By week 3, the same sites process in under 90 seconds each. The agent navigates directly to the search results, applies the known-good selectors, handles each site's specific anti-bot measures (Indeed uses a checkbox CAPTCHA, ZipRecruiter has rate limiting, one niche board has an interstitial ad page), and extracts data without any trial and error. Extraction accuracy improves from 92% to 99%+ as the agent refines its field detection for each site's specific DOM structure.
The team saves over 2 hours per week in total execution time. More importantly, the reliability improvement means they stopped needing to manually verify extraction results — the data is consistently clean by week 4. Read more about lead generation pipelines in our guide on automating lead generation.
Daily Competitor Price Monitoring
An e-commerce company monitors competitor prices daily across 50 product pages on 8 competitor websites.
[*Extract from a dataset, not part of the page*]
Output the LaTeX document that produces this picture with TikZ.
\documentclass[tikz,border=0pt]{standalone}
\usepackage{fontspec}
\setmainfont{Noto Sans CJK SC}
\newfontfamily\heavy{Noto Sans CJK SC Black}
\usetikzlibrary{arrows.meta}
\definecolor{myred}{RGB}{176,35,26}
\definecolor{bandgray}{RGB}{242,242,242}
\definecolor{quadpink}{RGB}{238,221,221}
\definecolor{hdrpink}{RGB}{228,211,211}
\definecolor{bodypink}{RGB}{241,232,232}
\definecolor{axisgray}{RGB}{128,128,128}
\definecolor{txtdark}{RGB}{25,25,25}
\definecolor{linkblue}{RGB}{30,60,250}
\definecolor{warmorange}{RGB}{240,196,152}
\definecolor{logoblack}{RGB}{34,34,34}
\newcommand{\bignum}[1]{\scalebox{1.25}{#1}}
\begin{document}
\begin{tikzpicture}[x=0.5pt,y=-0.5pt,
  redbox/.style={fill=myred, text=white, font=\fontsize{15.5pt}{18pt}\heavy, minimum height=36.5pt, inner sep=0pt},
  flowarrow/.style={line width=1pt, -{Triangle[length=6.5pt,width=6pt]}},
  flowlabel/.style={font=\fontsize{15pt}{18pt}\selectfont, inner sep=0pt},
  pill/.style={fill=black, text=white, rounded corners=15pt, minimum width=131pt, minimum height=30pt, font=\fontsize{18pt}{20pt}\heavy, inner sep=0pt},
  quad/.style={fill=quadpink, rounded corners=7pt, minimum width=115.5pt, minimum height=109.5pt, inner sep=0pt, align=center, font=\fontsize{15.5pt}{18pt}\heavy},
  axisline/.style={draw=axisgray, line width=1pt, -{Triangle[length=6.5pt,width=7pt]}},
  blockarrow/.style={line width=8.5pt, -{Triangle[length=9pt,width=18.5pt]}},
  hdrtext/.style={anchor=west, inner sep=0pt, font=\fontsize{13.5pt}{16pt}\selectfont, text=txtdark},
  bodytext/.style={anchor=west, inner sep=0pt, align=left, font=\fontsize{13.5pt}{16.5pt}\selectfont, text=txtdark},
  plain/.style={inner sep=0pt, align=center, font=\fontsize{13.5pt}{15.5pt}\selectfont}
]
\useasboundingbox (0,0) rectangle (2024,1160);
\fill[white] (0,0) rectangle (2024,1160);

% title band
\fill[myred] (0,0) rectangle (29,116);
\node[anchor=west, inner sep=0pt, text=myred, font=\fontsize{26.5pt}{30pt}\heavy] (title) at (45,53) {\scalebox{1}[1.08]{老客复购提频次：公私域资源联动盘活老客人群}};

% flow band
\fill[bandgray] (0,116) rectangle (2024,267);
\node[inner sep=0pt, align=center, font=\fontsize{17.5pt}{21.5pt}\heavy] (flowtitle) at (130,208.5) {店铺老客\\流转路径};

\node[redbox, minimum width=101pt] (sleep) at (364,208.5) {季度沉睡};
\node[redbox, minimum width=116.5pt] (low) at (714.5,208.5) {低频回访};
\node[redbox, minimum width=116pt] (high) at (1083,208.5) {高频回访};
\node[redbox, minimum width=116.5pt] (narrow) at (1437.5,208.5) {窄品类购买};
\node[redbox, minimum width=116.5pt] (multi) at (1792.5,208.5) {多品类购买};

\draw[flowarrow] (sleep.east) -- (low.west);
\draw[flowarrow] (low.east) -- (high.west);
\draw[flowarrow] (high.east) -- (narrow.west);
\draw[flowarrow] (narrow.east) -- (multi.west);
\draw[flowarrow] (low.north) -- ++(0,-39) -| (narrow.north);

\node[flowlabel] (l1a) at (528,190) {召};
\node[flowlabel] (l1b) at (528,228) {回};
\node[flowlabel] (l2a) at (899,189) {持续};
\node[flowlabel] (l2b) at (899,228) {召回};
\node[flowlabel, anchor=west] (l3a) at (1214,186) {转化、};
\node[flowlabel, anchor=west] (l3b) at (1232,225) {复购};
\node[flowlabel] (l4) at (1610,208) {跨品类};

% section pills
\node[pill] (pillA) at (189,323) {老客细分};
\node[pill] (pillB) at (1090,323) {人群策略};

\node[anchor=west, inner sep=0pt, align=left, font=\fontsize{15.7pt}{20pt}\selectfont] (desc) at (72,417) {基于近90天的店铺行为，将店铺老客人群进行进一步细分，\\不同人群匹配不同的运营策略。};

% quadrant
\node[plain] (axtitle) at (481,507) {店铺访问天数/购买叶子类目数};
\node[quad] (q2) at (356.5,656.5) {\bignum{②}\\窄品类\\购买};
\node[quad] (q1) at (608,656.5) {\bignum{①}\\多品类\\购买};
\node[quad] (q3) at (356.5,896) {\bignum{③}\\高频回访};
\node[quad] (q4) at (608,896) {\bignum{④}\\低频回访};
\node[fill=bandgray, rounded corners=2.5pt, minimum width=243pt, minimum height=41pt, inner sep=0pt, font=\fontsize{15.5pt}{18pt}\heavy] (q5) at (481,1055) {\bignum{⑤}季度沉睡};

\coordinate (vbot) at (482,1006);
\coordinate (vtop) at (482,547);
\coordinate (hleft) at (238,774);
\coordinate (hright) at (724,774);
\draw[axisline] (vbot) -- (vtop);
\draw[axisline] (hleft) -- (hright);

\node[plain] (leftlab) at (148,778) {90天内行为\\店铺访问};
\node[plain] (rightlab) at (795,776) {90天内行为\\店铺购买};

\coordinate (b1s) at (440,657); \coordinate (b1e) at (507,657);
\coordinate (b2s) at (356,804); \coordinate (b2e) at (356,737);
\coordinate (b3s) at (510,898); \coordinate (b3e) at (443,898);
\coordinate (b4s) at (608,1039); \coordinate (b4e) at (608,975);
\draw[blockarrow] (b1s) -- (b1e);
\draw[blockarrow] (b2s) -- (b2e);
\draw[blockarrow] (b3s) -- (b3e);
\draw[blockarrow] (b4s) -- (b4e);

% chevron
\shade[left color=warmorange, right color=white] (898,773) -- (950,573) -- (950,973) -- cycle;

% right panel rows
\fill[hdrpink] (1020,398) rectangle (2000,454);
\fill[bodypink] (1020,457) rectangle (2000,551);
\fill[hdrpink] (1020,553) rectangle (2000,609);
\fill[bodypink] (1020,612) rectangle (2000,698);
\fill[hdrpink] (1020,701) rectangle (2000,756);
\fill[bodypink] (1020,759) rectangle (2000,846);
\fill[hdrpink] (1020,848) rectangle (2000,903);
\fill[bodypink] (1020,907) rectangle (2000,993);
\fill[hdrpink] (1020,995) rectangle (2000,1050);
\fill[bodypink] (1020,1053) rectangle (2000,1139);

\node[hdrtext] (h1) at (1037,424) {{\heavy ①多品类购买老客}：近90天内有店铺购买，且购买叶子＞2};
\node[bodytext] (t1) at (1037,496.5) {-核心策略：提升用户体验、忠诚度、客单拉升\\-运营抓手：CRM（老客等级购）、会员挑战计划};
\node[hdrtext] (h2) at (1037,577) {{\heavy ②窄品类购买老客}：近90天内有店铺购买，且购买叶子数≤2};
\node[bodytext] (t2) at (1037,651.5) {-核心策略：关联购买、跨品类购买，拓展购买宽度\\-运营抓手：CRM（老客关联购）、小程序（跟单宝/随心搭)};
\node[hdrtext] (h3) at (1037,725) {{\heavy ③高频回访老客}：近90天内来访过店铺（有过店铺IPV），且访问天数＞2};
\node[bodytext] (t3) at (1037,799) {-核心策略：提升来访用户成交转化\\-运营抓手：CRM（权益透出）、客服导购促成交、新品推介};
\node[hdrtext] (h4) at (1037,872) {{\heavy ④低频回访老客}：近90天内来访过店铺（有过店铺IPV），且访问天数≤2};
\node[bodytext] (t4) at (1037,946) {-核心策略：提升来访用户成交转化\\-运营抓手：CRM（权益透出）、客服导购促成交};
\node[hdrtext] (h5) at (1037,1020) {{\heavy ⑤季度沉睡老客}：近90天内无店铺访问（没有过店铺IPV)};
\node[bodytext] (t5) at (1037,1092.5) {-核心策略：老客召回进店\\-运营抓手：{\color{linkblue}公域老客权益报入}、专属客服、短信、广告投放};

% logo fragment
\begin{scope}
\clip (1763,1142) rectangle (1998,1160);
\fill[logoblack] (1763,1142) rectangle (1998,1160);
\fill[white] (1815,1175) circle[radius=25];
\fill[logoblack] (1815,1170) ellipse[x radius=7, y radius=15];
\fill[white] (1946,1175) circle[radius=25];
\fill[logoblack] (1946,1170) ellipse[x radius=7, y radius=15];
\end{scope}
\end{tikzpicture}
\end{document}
Cross-session learning makes the daily runs fast and reliable because the agent knows each site's layout, each product page's DOM structure, and each site's specific quirks (one competitor renders prices as images, handled via AI Vision; another has a cookie consent popup that appears on every visit).
In month 2, one competitor redesigns their product page. The old selector for the price element fails. The agent detects the failure, falls back to vision, locates the price visually, finds the new CSS selector, and records the updated approach. The next day's run on the redesigned site executes normally. The monitoring team does not even know the redesign happened until they see it in the execution logs.
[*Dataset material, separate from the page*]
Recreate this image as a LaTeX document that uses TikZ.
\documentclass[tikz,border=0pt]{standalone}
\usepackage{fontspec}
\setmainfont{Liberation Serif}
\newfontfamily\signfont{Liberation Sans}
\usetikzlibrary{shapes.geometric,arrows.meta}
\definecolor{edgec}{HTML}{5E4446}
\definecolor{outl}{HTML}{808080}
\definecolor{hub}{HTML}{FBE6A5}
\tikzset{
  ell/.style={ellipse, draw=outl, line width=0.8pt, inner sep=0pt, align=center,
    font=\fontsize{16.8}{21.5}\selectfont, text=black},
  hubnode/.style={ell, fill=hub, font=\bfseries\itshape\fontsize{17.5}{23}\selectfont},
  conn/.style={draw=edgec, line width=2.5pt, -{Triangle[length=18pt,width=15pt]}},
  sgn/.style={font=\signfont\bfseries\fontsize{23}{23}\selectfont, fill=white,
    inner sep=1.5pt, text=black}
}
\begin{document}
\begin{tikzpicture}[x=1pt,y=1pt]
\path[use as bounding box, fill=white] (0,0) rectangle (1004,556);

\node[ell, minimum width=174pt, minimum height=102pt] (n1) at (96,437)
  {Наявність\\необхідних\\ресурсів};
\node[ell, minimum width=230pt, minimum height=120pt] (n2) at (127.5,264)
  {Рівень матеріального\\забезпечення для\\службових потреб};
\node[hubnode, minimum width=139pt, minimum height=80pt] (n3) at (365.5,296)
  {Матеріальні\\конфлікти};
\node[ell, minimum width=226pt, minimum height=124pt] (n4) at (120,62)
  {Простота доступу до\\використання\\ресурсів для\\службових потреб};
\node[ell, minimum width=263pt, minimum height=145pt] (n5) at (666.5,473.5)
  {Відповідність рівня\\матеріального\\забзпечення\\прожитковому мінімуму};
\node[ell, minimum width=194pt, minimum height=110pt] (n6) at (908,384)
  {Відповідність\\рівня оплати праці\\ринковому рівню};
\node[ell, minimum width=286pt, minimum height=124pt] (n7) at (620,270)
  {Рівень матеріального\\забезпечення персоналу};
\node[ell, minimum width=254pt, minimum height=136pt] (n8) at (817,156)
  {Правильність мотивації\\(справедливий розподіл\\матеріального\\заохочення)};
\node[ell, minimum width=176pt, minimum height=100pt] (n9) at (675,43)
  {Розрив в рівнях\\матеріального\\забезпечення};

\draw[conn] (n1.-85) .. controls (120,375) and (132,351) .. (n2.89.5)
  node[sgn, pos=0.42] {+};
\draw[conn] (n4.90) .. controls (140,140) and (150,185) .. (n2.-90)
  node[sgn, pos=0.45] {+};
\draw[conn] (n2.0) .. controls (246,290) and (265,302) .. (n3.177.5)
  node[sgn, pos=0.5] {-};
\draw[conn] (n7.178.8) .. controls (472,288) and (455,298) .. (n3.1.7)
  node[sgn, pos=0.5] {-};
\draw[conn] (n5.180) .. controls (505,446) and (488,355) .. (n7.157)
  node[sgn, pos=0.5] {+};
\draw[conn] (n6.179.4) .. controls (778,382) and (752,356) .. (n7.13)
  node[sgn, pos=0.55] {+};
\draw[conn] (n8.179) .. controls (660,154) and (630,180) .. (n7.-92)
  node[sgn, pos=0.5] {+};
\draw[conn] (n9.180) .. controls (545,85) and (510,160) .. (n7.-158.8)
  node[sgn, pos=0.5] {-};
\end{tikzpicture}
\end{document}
The team combines this with Data Processing and Integrations to generate automated comparison reports. Price changes above 5% trigger an immediate Slack notification. For strategies on price monitoring, see our ecommerce price monitoring guide.
Government Portal Research
A consulting firm collects data from government databases, SEC filings, state regulatory portals, and industry publications. These sites are notoriously unreliable — different login flows, session timeouts after 5 minutes of inactivity, varying page structures, date pickers that only work with specific click sequences, and frequent "maintenance mode" pages.
Cross-session learning remembers all of it. The SEC EDGAR portal requires a specific search form submission sequence. The state regulatory portal times out sessions and requires re-authentication every 15 minutes. The industry publication loads results lazily and requires 6 scroll events to display all content. All of these behaviors are cataloged and handled automatically after the first encounter.
When a government portal changes its authentication flow — which happens 2-3 times per year — the agent adapts and the updated approach benefits all team members immediately. A change that would break a static Zapier workflow permanently is resolved automatically within one run. For more context, see our guide on what are AI agents.
Onboarding New Team Members Instantly
When a new analyst joins a data team that has been running Autonoly for 6 months, they inherit the entire accumulated knowledge base immediately. Their first automation on a site the team has already worked with — say, the competitor pricing dashboard that took the original team member 8 minutes to figure out — runs in 90 seconds with zero corrections. The new hire does not need to discover the site's CAPTCHA, pagination quirks, or DOM structure. The agent already knows.
This eliminates the ramp-up period entirely. On day one, the new team member is producing data at the same speed and quality as someone who has been on the team for months. The institutional knowledge is in the platform, not in people's heads.